In the first weekend of December, a Black student was assaulted by a group of white students, and a white graduate of Jena High School threatened several Black students with a shotgun. The following Monday, white students taunted the Black student who was assaulted over the weekend, and one of the white students was beaten up.
Within hours, six Black students were arrested. “I think the district attorney is pinning it on us to make an example of us,” said Purvis. “In Jena, people get accused of things they didn’t do a lot.”
Soon after, their parents discovered that these students were facing attempted murder charges. “The courtroom, the whole back side, was filled with police officers,” Tina Jones, Bryant’s mother, recalls. “I guess they thought maybe when they announced what the charges were, we were gonna go berserk or something.”
At last week’s demonstration, family members and allies spoke about the issues at the center of the case. “I don’t know how the DA or the court system gets involved in a school fight,” said Jones. “But I’m not surprised – there’s a lot of racism in Jena. A white person will get probation, and a black person is liable to get 15 to 20 years for the same crime.”
Alan Bean began his activism in 1999 in response to a string of false arrests in his town of Tulia, Texas. In response, he founded an organization called Friends of Justice and dedicated himself to supporting community organizing around cases of criminal justice abuse in rural Texas and Louisiana. His work is often a vital intervention, bringing experience and ideas to local struggles. Small towns like Jena — which has a population of 2,500, and is 85 percent white — are often left out of the organizing support, attention, and funding that organizations in metropolitan areas receive.
This disparity was not always the case. Rural southern towns were the frontlines of the 60s civil rights movement. Groups like CORE (Congress of Racial Equality) and SNCC (Student Nonviolent Coordinating Committee) were active throughout the rural south.
These rural towns have also been important sites of homegrown resistance. In 1964, in Jonesboro, Louisiana, just north of Jena, a group of Black veterans of the US military formed the Deacons for Defense, an armed self-defense organization, in support of civil rights struggles. The Deacons went on to form 21 chapters in rural Louisiana, Mississippi, and Alabama, continuing a legacy of defiance that inspired future generations of organizers.
Violent confrontations with racial undertones still occur in many of these towns. Shortly after the incident in Jena, Gerald Washington of Westlake, Louisiana was shot three days before he was to become the town’s first Black mayor. Less than two weeks after that, shots were fired into the house of another Black mayor, in Greenwood Louisiana. Jena itself is a mostly segregated community that was also the site of the Jena Juvenile Correctional Center for Youth, a legendarily brutal prison that was shut down in 2000.

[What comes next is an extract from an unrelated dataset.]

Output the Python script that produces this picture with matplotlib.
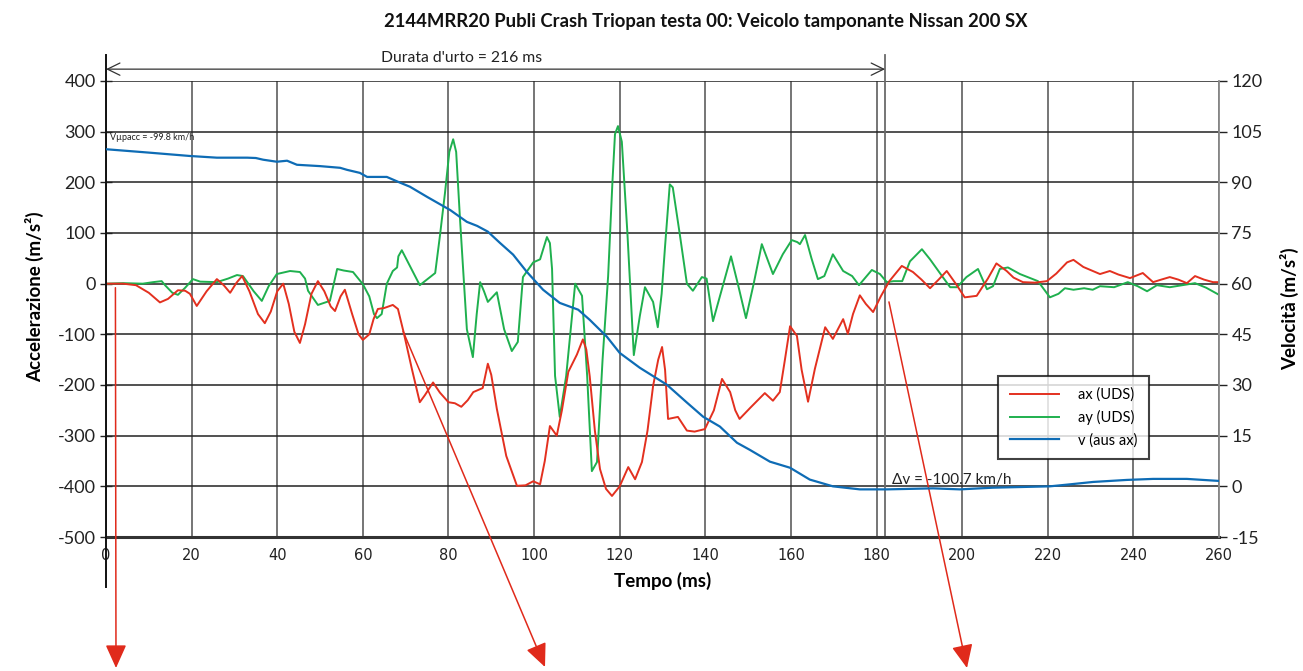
import matplotlib
matplotlib.use("Agg")
import matplotlib.pyplot as plt

plt.rcParams['font.family'] = ['Lato', 'DejaVu Sans']
plt.rcParams['axes.unicode_minus'] = False

# --- data -------------------------------------------------------------
ax_t = [0, 4, 7, 10, 12.6, 14.5, 16.8, 18.5, 19.6, 21.2, 23.5, 25.9, 27.5, 29, 30.5, 31.8,
        33.5, 35.5, 37.1, 38.5, 40, 41.4, 42.7, 44, 45.3, 46.5, 48, 49.5, 51, 52.5, 53.5,
        54.8, 55.8, 57.5, 59, 60, 61.5, 62.5, 63.5, 65, 67, 68.2, 69.5, 71.5, 73.3, 74.5,
        76.4, 78, 80, 81.5, 83, 84.5, 85.8, 88, 89.2, 90, 91.3, 93.5, 96, 98, 99.8, 101.4,
        102.5, 103.7, 105.3, 106.5, 108, 110, 111.4, 112.2, 113, 114.2, 115.4, 116.8, 118.2,
        120, 122, 123.6, 125.2, 126.5, 127.8, 129, 129.9, 130.6, 131.3, 133.6, 135.7, 137.5,
        139.9, 142, 143.9, 145.8, 147, 148, 150.5, 153.9, 155.8, 157.4, 158.6, 159.8, 161.4,
        162.5, 164, 165.6, 168, 169.8, 172.2, 173.3, 174.5, 176.1, 177.5, 179.2, 181, 183,
        185.9, 188.5, 190.5, 192.5, 194.5, 196.4, 198.5, 200.6, 203.4, 206, 208, 210.4, 212,
        214.2, 217, 219.8, 222, 224.5, 226, 228.3, 230, 232.2, 234.5, 236.5, 239.2, 242.2,
        244.6, 246.5, 248.5, 250.5, 252.5, 254.4, 256.5, 258.6, 260]
ax_val = [0, 0, -3, -18, -37, -30, -13, -14, -20, -44, -15, 9, -3, -18, 2, 15,
          -15, -60, -78, -55, -15, 0, -40, -95, -117, -80, -20, 5, -15, -45, -54,
          -25, -12, -60, -100, -111, -100, -70, -50, -48, -42, -50, -95, -170, -234, -220,
          -195, -215, -234, -236, -243, -230, -214, -206, -158, -180, -247, -340, -399, -398, -390, -396,
          -350, -281, -300, -250, -174, -140, -110, -130, -183, -290, -366, -405, -419,
          -400, -362, -386, -352, -290, -202, -150, -125, -170, -267, -263, -290, -292,
          -287, -250, -188, -214, -250, -267, -245, -216, -231, -214, -150, -84, -103,
          -170, -233, -168, -86, -109, -70, -99, -60, -23, -40, -56, -25, 5,
          35, 23, 8, -9, 8, 25, 0, -27, -24, 10, 40, 25, 12,
          3, 2, 5, 20, 42, 47, 33, 27, 19, 25, 18, 11, 21,
          3, 8, 13, 8, 1, 15, 8, 3, 3]

ay_t = [0, 4, 8.6, 11, 13, 13.9, 15.5, 16.8, 18.5, 20.3, 22, 25.9, 28.5, 30.6, 32, 34.5,
        36.4, 38, 39.9, 43, 45.3, 46.5, 47.2, 49.5, 52.3, 54, 55.5, 57.7, 60, 61.5, 62.6,
        63.3, 64.4, 65.6, 67, 68, 68.3, 69.1, 71, 73.3, 76.9, 78, 79.2, 80.2, 81.1, 81.8,
        82.7, 84.3, 85.7, 86.6, 87.4, 88.3, 89.2, 91.3, 93, 94.8, 96.2, 97.4, 99.8, 101.4,
        103, 103.7, 104.2, 104.9, 106, 107.5, 109.6, 111.2, 112.4, 113.5, 114.7, 116, 117.3,
        118.3, 118.9, 119.6, 120.5, 121.8, 123.3, 124.7, 125.9, 127.8, 128.9, 129.8, 130.6,
        131.7, 132.4, 134.1, 135.7, 137.1, 139.2, 140.3, 141.8, 143.9, 146, 147.7, 149.5,
        151.3, 153.2, 155.8, 158.1, 160.2, 161.5, 162.1, 163.3, 164.8, 166.3, 167.8, 169.8,
        172.2, 174.3, 175.9, 178.9, 180.8, 182.4, 184, 186, 187.8, 190.6, 192.5, 195.3,
        197.2, 198.8, 201, 203.7, 205.8, 207.2, 208.8, 210.7, 213.5, 217.7, 220.5, 222.5,
        224, 226, 228.5, 230.5, 232.2, 235.5, 238.7, 241, 243.2, 245.5, 248.5, 251.5,
        254.4, 257, 260]
ay_val = [0, 1, 0, 3, 5, -4, -18, -22, -8, 9, 4, 3, 10, 17, 15, -15,
          -34, -5, 19, 25, 23, 10, -14, -42, -34, 29, 26, 23, -1, -25, -60,
          -68, -60, 0, 25, 32, 54, 66, 35, -3, 21, 94, 180, 260, 285, 260,
          127, -90, -145, -60, 3, -15, -36, -17, -90, -133, -115, 13, 42, 48,
          92, 80, 29, -182, -263, -182, 0, -24, -182, -370, -352, -150, 15,
          200, 295, 311, 280, 100, -141, -64, -7, -36, -86, -20, 74,
          196, 190, 94, 0, -14, 13, 10, -74, -10, 54, -4, -68,
          0, 78, 19, 58, 86, 82, 78, 96, 50, 9, 15, 58,
          25, 15, -3, 27, 19, 3, 5, 5, 44, 68, 48, 15,
          -7, -7, 13, 29, -11, -5, 29, 32, 19, 5, -27, -20,
          -9, -12, -9, -12, -5, -7, 3, -5, -15, -3, -7, -3,
          1, -8, -22]

v_t = [0, 10, 19.6, 25.9, 33, 35, 36.7, 39.9, 42.3, 44.6, 50, 54.7, 56.3, 59.3, 61, 65.6,
       68.7, 71, 75, 80.4, 84.3, 86.7, 89.2, 92, 95.1, 98.3, 102.1, 106, 110.3, 113, 117,
       120, 124.7, 131, 135.7, 139.5, 143.4, 147.4, 150.4, 155.1, 159.8, 164.4, 169.8,
       176.1, 182.4, 193.2, 199.5, 207.2, 220.5, 224.5, 230.6, 238.5, 244.6, 252.5, 260]
v_val = [99.8, 98.8, 97.8, 97.3, 97.3, 97.2, 96.7, 96.1, 96.4, 95.2, 94.8, 94.3, 93.7, 92.8, 91.6, 91.6,
         89.9, 88.7, 85.7, 81.8, 78.3, 77.1, 75.4, 72.1, 68.6, 63.5, 58.2, 54.3, 52.3, 49.3, 44.3,
         39.5, 35.1, 30.1, 24.8, 20.6, 17.7, 12.9, 10.8, 7.3, 5.5, 2.0, 0.0,
         -0.9, -0.9, -0.6, -0.9, -0.4, 0.0, 0.5, 1.3, 1.9, 2.2, 2.2, 1.6]

acc_ticks = list(range(-500, 401, 100))
vel_ticks = list(range(-15, 121, 15))
time_ticks = list(range(0, 261, 20))

impact_end = 182          # ms, end of the contact phase
duration_label = "Durata d'urto = 216 ms"
v_start_label = "Vµpacc = -99.8 km/h"
dv_label = "Δv = -100.7 km/h"

RED = '#e3301f'
GREEN = '#1fb04e'
BLUE = '#0e6cb5'

# --- figure -----------------------------------------------------------
fig = plt.figure(figsize=(13.03, 6.71), dpi=100)
ax = fig.add_axes([106 / 1303, 1 - 537 / 671, (1219 - 106) / 1303, (537 - 81) / 671])
ax2 = ax.twinx()

ax.set_xlim(0, 260)
ax.set_ylim(-500, 400)
ax2.set_ylim(-15, 120)

ax.set_xticks(time_ticks)
ax.set_yticks(acc_ticks)
ax2.set_yticks(vel_ticks)

# grid: vertical grey, horizontal near black
for t in time_ticks:
    ax.axvline(t, color='#6a6a6a', lw=1.3, zorder=0)
for a in acc_ticks:
    ax.axhline(a, color='#222222', lw=1.1, zorder=0)
ax.axvline(impact_end, color='#6a6a6a', lw=1.3, zorder=0)
ax.plot([impact_end, impact_end], [1.0, 1.057], color='#6a6a6a', lw=1.3,
        transform=ax.get_xaxis_transform(), clip_on=False)

l1, = ax.plot(ax_t, ax_val, color=RED, lw=1.4, zorder=3, label='ax (UDS)')
l2, = ax.plot(ay_t, ay_val, color=GREEN, lw=1.4, zorder=2, label='ay (UDS)')
l3, = ax2.plot(v_t, v_val, color=BLUE, lw=1.6, zorder=3, label='v (aus ax)')

# spines
ax.spines['top'].set_visible(False)
ax2.spines['top'].set_visible(False)
ax2.spines['left'].set_visible(False)
ax2.spines['bottom'].set_visible(False)
ax.spines['right'].set_visible(False)
ax.spines['left'].set_visible(False)
ax2.spines['right'].set_color('#888888')
ax2.spines['right'].set_linewidth(1.3)
ax.spines['bottom'].set_color('#333333')
ax.spines['bottom'].set_linewidth(2.2)
# left axis line, extended above and below the plot
ax.plot([0, 0], [-0.110, 1.057], color='#111111', lw=1.4,
        transform=ax.get_xaxis_transform(), clip_on=False, zorder=5)

ax.tick_params(axis='y', direction='inout', length=9, width=1.0, labelsize=13,
               colors='#222222', pad=3)
ax.tick_params(axis='x', length=0, labelsize=10.5, pad=8, colors='#222222')
ax2.tick_params(axis='y', direction='out', length=6, width=1.0, labelsize=13,
                colors='#222222', pad=3)
for lab in ax.get_xticklabels():
    lab.set_family(['Liberation Sans Narrow', 'DejaVu Sans'])

ax.set_xlabel('Tempo (ms)', fontsize=13.5, fontweight='bold', labelpad=6)
fig.text(35 / 1303, 1 - 297 / 671, 'Accelerazione (m/s²)', rotation=90, fontsize=13.5,
         fontweight='bold', ha='center', va='center')
fig.text(1290 / 1303, 1 - 309 / 671, 'Velocità (m/s²)', rotation=90, fontsize=13.5,
         fontweight='bold', ha='center', va='center')

fig.text(706 / 1303, 1 - 22 / 671,
         '2144MRR20 Publi Crash Triopan testa 00: Veicolo tamponante Nissan 200 SX',
         fontsize=13.3, fontweight='bold', ha='center', va='center', color='#111111')

# impact duration marker
ax.annotate('', xy=(0, 1.026), xytext=(impact_end, 1.026),
            xycoords=ax.get_xaxis_transform(), textcoords=ax.get_xaxis_transform(),
            arrowprops=dict(arrowstyle='<->,head_length=0.45,head_width=0.22',
                            mutation_scale=20, color='#333333', lw=0.9,
                            shrinkA=0, shrinkB=0), annotation_clip=False)
ax.text(83, 1.050, duration_label, transform=ax.get_xaxis_transform(), fontsize=11.3,
        ha='center', va='center', color='#222222')

ax2.text(1.0, 101.8, v_start_label, fontsize=6.5, ha='left', va='bottom', color='#222222')
ax2.text(183.5, -0.1, dv_label, fontsize=11, ha='left', va='bottom', color='#222222')

leg = ax2.legend(handles=[l1, l2, l3], loc='upper left', bbox_to_anchor=(0.8014, 0.353),
                 fontsize=10.5, frameon=True, fancybox=False, handlelength=3.4,
                 handletextpad=1.3, borderpad=0.8, labelspacing=0.55, borderaxespad=0)
leg.get_frame().set_edgecolor('#111111')
leg.get_frame().set_linewidth(1.5)
leg.set_zorder(10)

# red pointer arrows running down out of the plot
pointers = [((2.2, -8), (116 / 1303, 1 - 668 / 671)),
            ((69.4, -94), (545 / 1303, 1 - 667 / 671)),
            ((182.9, -36), (967 / 1303, 1 - 668 / 671))]
for start, end in pointers:
    ax.annotate('', xy=end, xycoords='figure fraction', xytext=start, textcoords='data',
                arrowprops=dict(arrowstyle='-|>,head_length=0.4,head_width=0.18',
                                mutation_scale=36, color='#e02a1b', lw=1.1,
                                shrinkA=0, shrinkB=0),
                annotation_clip=False, zorder=6)

fig.savefig('out.png', dpi=100)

Jena residents formed their own defense committee, without the support of national organizations. They have been holding weekly protests and organizing meetings that have attracted allies from near and far. A gathering last week was attended by allies from other northern and central Louisiana towns, and representatives from the ACLU, NAACP, and National Action Network.
Parents questioned why the noose and other threatening actions were not taken seriously by the school administration. “What’s the difference,” asks Marcus Jones, the father of Mychal Bell, one of the students, about the disparity in the charges. “There’s a color difference. There was white kids that hung up a noose, but it was black kids in the fight.” Sentencing disparity is a big issue in many of these small town struggles, where many see it as the modern continuation of the brutal southern heritage of lynching.
Marcus Jones explains a litany of reasons why the students should not be charged with attempted murder. “The kid did not have life threatening injuries, he was not cut, he was not stabbed, he was not shot, nothing was broken. You talk about conspiracy to attempt second-degree murder, you think about the mafia, you think somebody paid a sniper or something. We’re talking about a high school fistfight. The DA is showing his racist upbringing, and bringing it into the law.”
For three of the youth, Robert Bailey, Theo Shaw and Mychal Bell, trial starts May 21. The other dates have not been set yet. I asked Bryant Purvis how this has affected him. “One of my goals in life is to go to college, and not to go to jail, and that changed me right there,” he tells me. “That crushed me, to be in a jail cell.”
When asked how her life has changed, Purvis’ mother described the sadness of having her son taken away from her without warning. “You wake up in the morning and your son is there. You lay down at night and he’s there. Then all of a sudden he’s gone. That’s a lot to deal with.”